HAAR WAVELETS & SOLUTIONS OF BVPs WITH APPLICATIONS TO LINGUISTIC HIERARCHIES

Under the mentorship of Prof. Shiraz Minwalla, Breakthrough Prize (New Horizons) Prize Winner

S.T. Yau High School Science Award (Asia) - Finalist (Math)

ABSTRACT

In this report, various problems regarding differential equations are studied when ordinary differential equations (ODEs) have a complicated solution by a direct method. When this type of problem arises, we always try to use the numerical solution method but, we have solved it by using Haar wavelets.

Before coming directly to the solution, we have studied the Haar wavelets. Then we have discussed the properties of Haar wavelets. Then we have discussed the advantages of the application of Haar wavelets in an ordinary differential equation in short, and other applications of wavelets in ODEs and examples based on boundary value problems (BVPs).

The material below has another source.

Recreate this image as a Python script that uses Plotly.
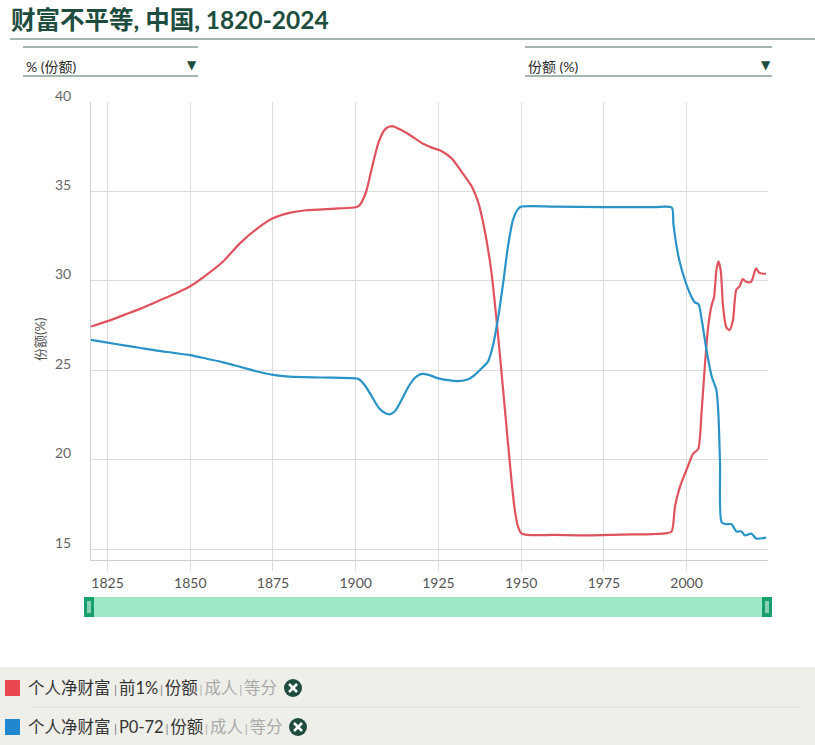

In addition to mathematical problems, the concept of Haar wavelets can also be extended to model linguistic signals, such as speech or sound, which behave as non-stationary time-dependent systems. The same mathematical framework used to represent boundary value problems can be applied to analyze how linguistic signals vary across time, capturing both local and global changes in pitch, intensity, and structure.